Given data:

_ _ _ _ _ _ _

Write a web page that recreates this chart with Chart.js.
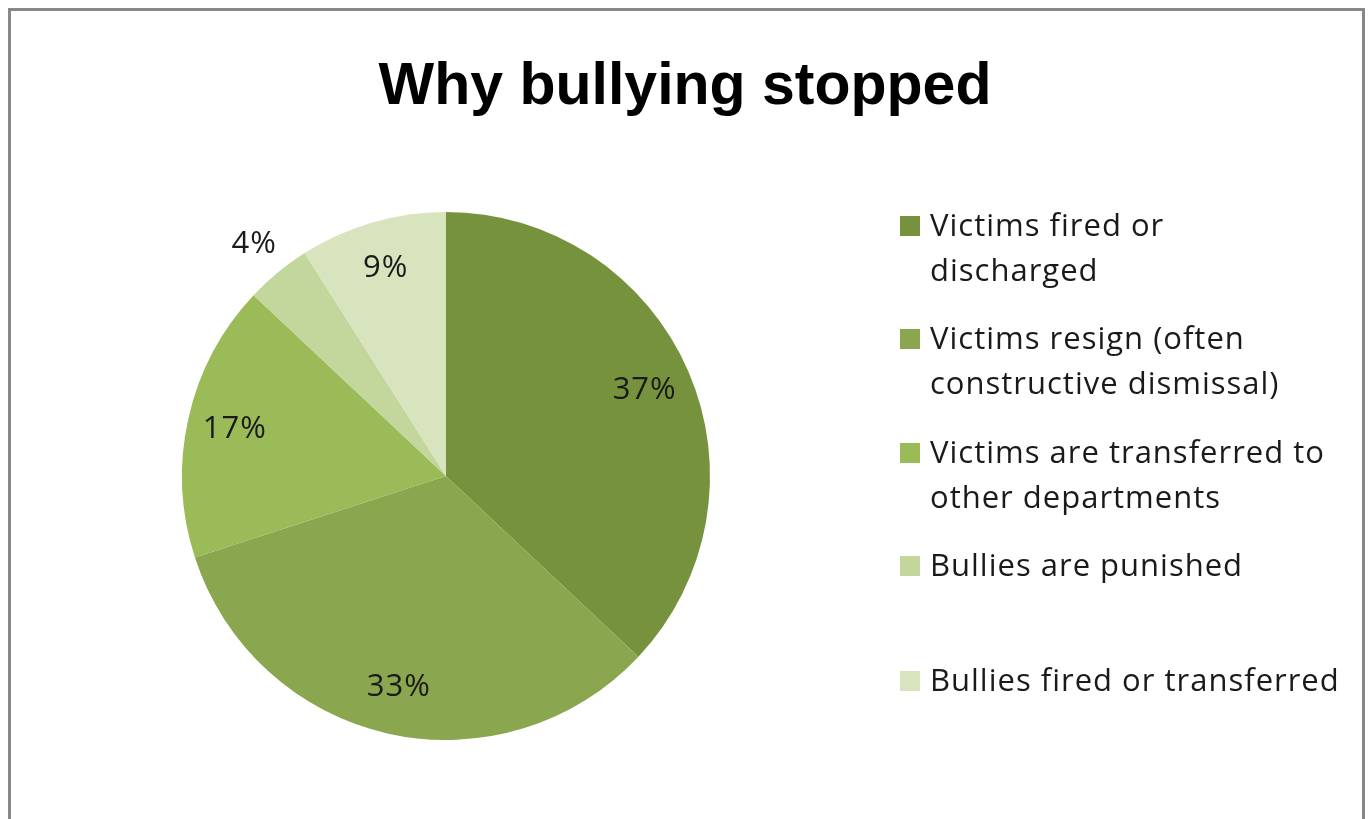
<!DOCTYPE html>
<html lang="en">
<head>
  <meta charset="UTF-8">
  <title>Why bullying stopped</title>
  <script src="https://cdn.jsdelivr.net/npm/chart.js"></script>
  <style>
    body {
      margin: 0;
      width: 1370px;
      height: 819px;
      background: #ffffff;
      overflow: hidden;
      font-family: "Open Sans", "Liberation Sans", Arial, sans-serif;
      position: relative;
    }
    /* marco gris del gráfico */
    .frame {
      position: absolute;
      left: 8px;
      top: 8px;
      width: 1351px;
      height: 900px;
      border: 3px solid #888888;
    }
    h1 {
      position: absolute;
      top: 50px;
      left: 0;
      width: 1370px;
      margin: 0;
      text-align: center;
      font-family: "Liberation Sans", Arial, sans-serif;
      font-size: 59px;
      font-weight: bold;
      color: #000;
    }
    #chart {
      position: absolute;
      left: 0;
      top: 0;
    }
    .legend {
      position: absolute;
      left: 900px;
      top: 0;
      color: #1a1a1a;
      font-size: 31px;
      letter-spacing: 1px;
    }
    .legend .item {
      position: absolute;
      left: 0;
      width: 460px;
      line-height: 45px;
      white-space: nowrap;
    }
    .legend .box {
      position: absolute;
      left: 0;
      top: 14px;
      width: 20px;
      height: 20px;
    }
    .legend .text {
      margin-left: 30px;
    }
  </style>
</head>
<body>
  <div class="frame"></div>
  <h1>Why bullying stopped</h1>
  <canvas id="chart" width="1370" height="819"></canvas>
  <div class="legend" id="legend"></div>

  <script>
    // Datos del gráfico
    const categories = [
      ["Victims fired or", "discharged"],
      ["Victims resign (often", "constructive dismissal)"],
      ["Victims are transferred to", "other departments"],
      ["Bullies are punished"],
      ["Bullies fired or transferred"]
    ];
    const values = [37, 33, 17, 4, 9];
    const colors = ["#76923c", "#8aa64e", "#9bbb59", "#c3d69b", "#d7e4bd"];

    // posiciones verticales de las entradas de la leyenda
    const legendTops = [202, 315, 429, 542, 657];

    // Leyenda en HTML
    const legend = document.getElementById("legend");
    categories.forEach((lines, i) => {
      const item = document.createElement("div");
      item.className = "item";
      item.style.top = legendTops[i] + "px";
      item.innerHTML = '<div class="box" style="background:' + colors[i] + '"></div>' +
        '<div class="text">' + lines.join("<br>") + '</div>';
      legend.appendChild(item);
    });

    // Etiquetas de porcentaje (el 4% va fuera del sector)
    const pctLabels = {
      id: "pctLabels",
      afterDatasetsDraw(chart) {
        const ctx = chart.ctx;
        const meta = chart.getDatasetMeta(0);
        ctx.save();
        ctx.font = "31px 'Open Sans', 'Liberation Sans', Arial, sans-serif";
        ctx.letterSpacing = "1px";
        ctx.fillStyle = "#1a1a1a";
        ctx.textAlign = "center";
        ctx.textBaseline = "middle";
        meta.data.forEach((arc, i) => {
          const p = arc.getProps(["x", "y", "startAngle", "endAngle", "outerRadius"], true);
          const mid = (p.startAngle + p.endAngle) / 2;
          const r = values[i] < 5 ? p.outerRadius * 1.14 : p.outerRadius * 0.82;
          ctx.fillText(values[i] + "%", p.x + Math.cos(mid) * r, p.y + Math.sin(mid) * r);
        });
        ctx.restore();
      }
    };

    const ctx = document.getElementById("chart").getContext("2d");
    const myChart = new Chart(ctx, {
      type: "pie",
      data: {
        labels: categories.map(l => l.join(" ")),
        datasets: [{
          data: values,
          backgroundColor: colors,
          borderWidth: 0
        }]
      },
      options: {
        responsive: false,
        animation: false,
        layout: {
          padding: { left: 182, right: 660, top: 212, bottom: 79 }
        },
        plugins: {
          legend: { display: false },
          tooltip: { enabled: false },
          title: { display: false }
        }
      },
      plugins: [pctLabels]
    });
  </script>
</body>
</html>
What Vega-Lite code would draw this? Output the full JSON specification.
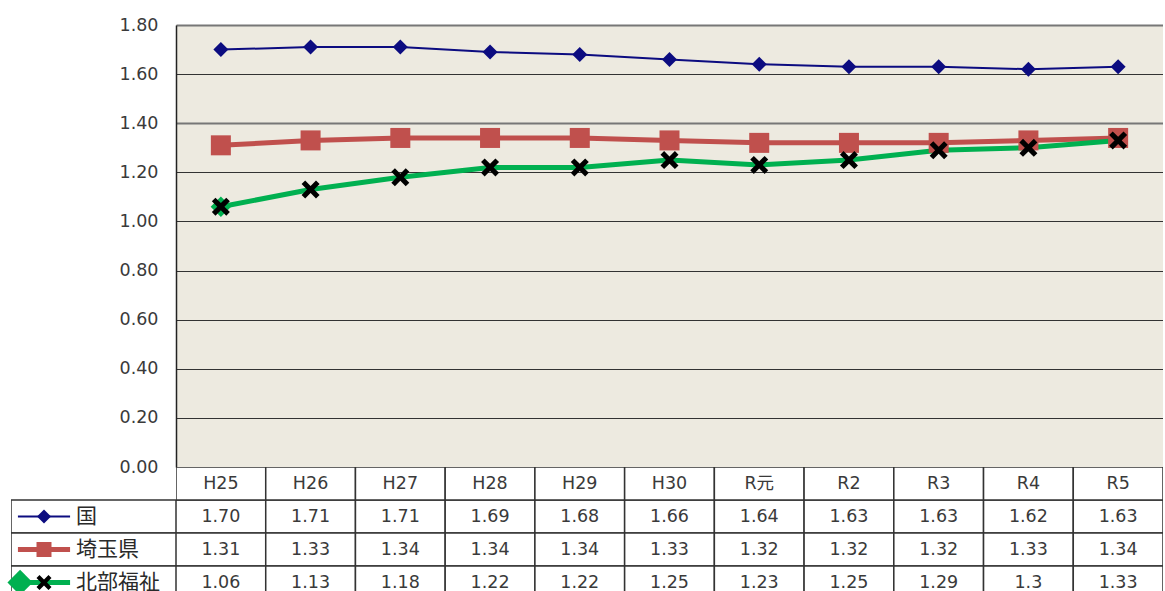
{
  "$schema": "https://vega.github.io/schema/vega-lite/v6.json",
  "background": "white",
  "padding": {"left": 7, "top": 16, "right": 0, "bottom": 0},
  "config": {"view": {"stroke": null}, "font": "Noto Sans CJK JP"},
  "datasets": {
    "rates": [
      {"year": "H25", "series": "国", "value": 1.70, "label": "1.70"},
      {"year": "H26", "series": "国", "value": 1.71, "label": "1.71"},
      {"year": "H27", "series": "国", "value": 1.71, "label": "1.71"},
      {"year": "H28", "series": "国", "value": 1.69, "label": "1.69"},
      {"year": "H29", "series": "国", "value": 1.68, "label": "1.68"},
      {"year": "H30", "series": "国", "value": 1.66, "label": "1.66"},
      {"year": "R元", "series": "国", "value": 1.64, "label": "1.64"},
      {"year": "R2", "series": "国", "value": 1.63, "label": "1.63"},
      {"year": "R3", "series": "国", "value": 1.63, "label": "1.63"},
      {"year": "R4", "series": "国", "value": 1.62, "label": "1.62"},
      {"year": "R5", "series": "国", "value": 1.63, "label": "1.63"},
      {"year": "H25", "series": "埼玉県", "value": 1.31, "label": "1.31"},
      {"year": "H26", "series": "埼玉県", "value": 1.33, "label": "1.33"},
      {"year": "H27", "series": "埼玉県", "value": 1.34, "label": "1.34"},
      {"year": "H28", "series": "埼玉県", "value": 1.34, "label": "1.34"},
      {"year": "H29", "series": "埼玉県", "value": 1.34, "label": "1.34"},
      {"year": "H30", "series": "埼玉県", "value": 1.33, "label": "1.33"},
      {"year": "R元", "series": "埼玉県", "value": 1.32, "label": "1.32"},
      {"year": "R2", "series": "埼玉県", "value": 1.32, "label": "1.32"},
      {"year": "R3", "series": "埼玉県", "value": 1.32, "label": "1.32"},
      {"year": "R4", "series": "埼玉県", "value": 1.33, "label": "1.33"},
      {"year": "R5", "series": "埼玉県", "value": 1.34, "label": "1.34"},
      {"year": "H25", "series": "北部福祉", "value": 1.06, "label": "1.06"},
      {"year": "H26", "series": "北部福祉", "value": 1.13, "label": "1.13"},
      {"year": "H27", "series": "北部福祉", "value": 1.18, "label": "1.18"},
      {"year": "H28", "series": "北部福祉", "value": 1.22, "label": "1.22"},
      {"year": "H29", "series": "北部福祉", "value": 1.22, "label": "1.22"},
      {"year": "H30", "series": "北部福祉", "value": 1.25, "label": "1.25"},
      {"year": "R元", "series": "北部福祉", "value": 1.23, "label": "1.23"},
      {"year": "R2", "series": "北部福祉", "value": 1.25, "label": "1.25"},
      {"year": "R3", "series": "北部福祉", "value": 1.29, "label": "1.29"},
      {"year": "R4", "series": "北部福祉", "value": 1.30, "label": "1.3"},
      {"year": "R5", "series": "北部福祉", "value": 1.33, "label": "1.33"}
    ]
  },
  "columns": 2,
  "spacing": 0,
  "bounds": "flush",
  "resolve": {"scale": {"size": "independent", "fill": "independent", "shape": "independent", "stroke": "independent", "strokeWidth": "independent"}},
  "concat": [
    {
      "width": 165,
      "height": 442,
      "data": {"values": [{}]},
      "mark": "text",
      "encoding": {"text": {"value": ""}}
    },
    {
      "width": 987,
      "height": 442,
      "view": {"fill": "#EDEAE0", "stroke": null},
      "data": {"name": "rates"},
      "encoding": {
        "x": {"field": "year", "type": "nominal", "scale": {"type": "point", "domain": ["H25", "H26", "H27", "H28", "H29", "H30", "R元", "R2", "R3", "R4", "R5"], "padding": 0.5}, "axis": null},
        "y": {
          "field": "value", "type": "quantitative",
          "scale": {"domain": [0, 1.8], "nice": false},
          "axis": {
            "values": [0, 0.2, 0.4, 0.6, 0.8, 1.0, 1.2, 1.4, 1.6, 1.8],
            "format": ".2f", "title": null, "ticks": false,
            "labelFontSize": 17.5, "labelColor": "#3a3a3a", "labelPadding": 18, "labelFont": "DejaVu Sans",
            "domainColor": "#222", "domainWidth": 1.5,
            "grid": true,
            "gridColor": {"condition": {"test": "datum.value === 1.8 || datum.value === 1.4", "value": "#777"}, "value": "#333"},
            "gridWidth": {"condition": {"test": "datum.value === 1.8 || datum.value === 1.4", "value": 2}, "value": 1},
            "gridOpacity": 1
          }
        }
      },
      "layer": [
        {
          "mark": {"type": "line", "strokeJoin": "round"},
          "encoding": {
            "stroke": {"field": "series", "type": "nominal", "scale": {"domain": ["国", "埼玉県", "北部福祉"], "range": ["#0C0C80", "#C0504D", "#00B050"]}, "legend": null},
            "strokeWidth": {"field": "series", "type": "nominal", "scale": {"type": "ordinal", "domain": ["国", "埼玉県", "北部福祉"], "range": [2, 5, 5]}, "legend": null}
          }
        },
        {
          "transform": [{"filter": "datum.series === '北部福祉' && datum.year === 'H25'"}],
          "mark": {"type": "point", "filled": true, "shape": "diamond", "size": 420, "color": "#00B050", "opacity": 1}
        },
        {
          "mark": {"type": "point", "filled": true, "opacity": 1, "strokeWidth": 0},
          "encoding": {
            "shape": {"field": "series", "type": "nominal", "scale": {"domain": ["国", "埼玉県", "北部福祉"], "range": ["diamond", "square", "M-1,-0.6L-0.6,-1L0,-0.4L0.6,-1L1,-0.6L0.4,0L1,0.6L0.6,1L0,0.4L-0.6,1L-1,0.6L-0.4,0Z"]}, "legend": null},
            "fill": {"field": "series", "type": "nominal", "scale": {"domain": ["国", "埼玉県", "北部福祉"], "range": ["#0C0C80", "#C0504D", "#000000"]}, "legend": null},
            "size": {"field": "series", "type": "nominal", "scale": {"type": "ordinal", "domain": ["国", "埼玉県", "北部福祉"], "range": [225, 400, 324]}, "legend": null}
          }
        }
      ]
    },
    {
      "width": 165,
      "height": 125,
      "data": {"name": "rates"},
      "transform": [{"filter": "datum.year === 'H25'"}],
      "encoding": {
        "y": {"field": "series", "type": "nominal", "scale": {"type": "band", "domain": ["年度", "国", "埼玉県", "北部福祉"], "range": [0, 132], "paddingInner": 0, "paddingOuter": 0}, "axis": null}
      },
      "layer": [
        {
          "mark": {"type": "rect", "fill": "white", "stroke": "#333", "strokeWidth": 1.5, "clip": true},
          "encoding": {
            "x": {"datum": 0, "type": "quantitative", "scale": {"domain": [0, 100], "nice": false, "zero": false}, "axis": null},
            "x2": {"datum": 100}
          }
        },
        {
          "mark": {"type": "rule", "clip": true},
          "encoding": {
            "x": {"datum": 4.2, "type": "quantitative"},
            "x2": {"datum": 35.8},
            "stroke": {"field": "series", "type": "nominal", "scale": {"domain": ["国", "埼玉県", "北部福祉"], "range": ["#0C0C80", "#C0504D", "#00B050"]}, "legend": null},
            "strokeWidth": {"field": "series", "type": "nominal", "scale": {"type": "ordinal", "domain": ["国", "埼玉県", "北部福祉"], "range": [2, 5, 5]}, "legend": null}
          }
        },
        {
          "transform": [{"filter": "datum.series === '北部福祉'"}],
          "mark": {"type": "point", "filled": true, "shape": "diamond", "size": 640, "color": "#00B050", "opacity": 1},
          "encoding": {"x": {"datum": 5.5, "type": "quantitative"}}
        },
        {
          "mark": {"type": "point", "filled": true, "opacity": 1, "strokeWidth": 0, "clip": true},
          "encoding": {
            "x": {"datum": 20, "type": "quantitative"},
            "shape": {"field": "series", "type": "nominal", "scale": {"domain": ["国", "埼玉県", "北部福祉"], "range": ["diamond", "square", "M-1,-0.6L-0.6,-1L0,-0.4L0.6,-1L1,-0.6L0.4,0L1,0.6L0.6,1L0,0.4L-0.6,1L-1,0.6L-0.4,0Z"]}, "legend": null},
            "fill": {"field": "series", "type": "nominal", "scale": {"domain": ["国", "埼玉県", "北部福祉"], "range": ["#0C0C80", "#C0504D", "#000000"]}, "legend": null},
            "size": {"field": "series", "type": "nominal", "scale": {"type": "ordinal", "domain": ["国", "埼玉県", "北部福祉"], "range": [196, 225, 225]}, "legend": null}
          }
        },
        {
          "mark": {"type": "text", "align": "left", "fontSize": 21, "color": "#2a2a2a", "font": "Noto Sans CJK JP", "clip": true},
          "encoding": {
            "x": {"datum": 39.4, "type": "quantitative"},
            "text": {"field": "series"}
          }
        }
      ]
    },
    {
      "width": 987,
      "height": 125,
      "data": {"name": "rates"},
      "encoding": {
        "x": {"field": "year", "type": "nominal", "scale": {"type": "band", "domain": ["H25", "H26", "H27", "H28", "H29", "H30", "R元", "R2", "R3", "R4", "R5"], "paddingInner": 0, "paddingOuter": 0}, "axis": null},
        "y": {"field": "series", "type": "nominal", "scale": {"type": "band", "domain": ["年度", "国", "埼玉県", "北部福祉"], "range": [0, 132], "paddingInner": 0, "paddingOuter": 0}, "axis": null}
      },
      "layer": [
        {
          "mark": {"type": "rect", "fill": "white", "stroke": "#333", "strokeWidth": 1.5, "clip": true}
        },
        {
          "transform": [{"filter": "datum.series === '国'"}],
          "mark": {"type": "rect", "fill": "white", "stroke": "#333", "strokeWidth": 1.5, "clip": true},
          "encoding": {"y": {"datum": "年度", "type": "nominal"}}
        },
        {
          "mark": {"type": "text", "fontSize": 17.5, "color": "#3a3a3a", "font": "DejaVu Sans, Noto Sans CJK JP", "clip": true},
          "encoding": {"text": {"field": "label"}}
        },
        {
          "transform": [{"filter": "datum.series === '国'"}],
          "mark": {"type": "text", "fontSize": 17.5, "color": "#3a3a3a", "font": "DejaVu Sans, Noto Sans CJK JP", "clip": true},
          "encoding": {"y": {"datum": "年度", "type": "nominal"}, "text": {"field": "year"}}
        }
      ]
    }
  ]
}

_ _ _ _ _ _ _

Problem details:
Copy each line containing the word "this" from the data.

Correct result:
Write a web page that recreates this chart with Chart.js.
What Vega-Lite code would draw this? Output the full JSON specification.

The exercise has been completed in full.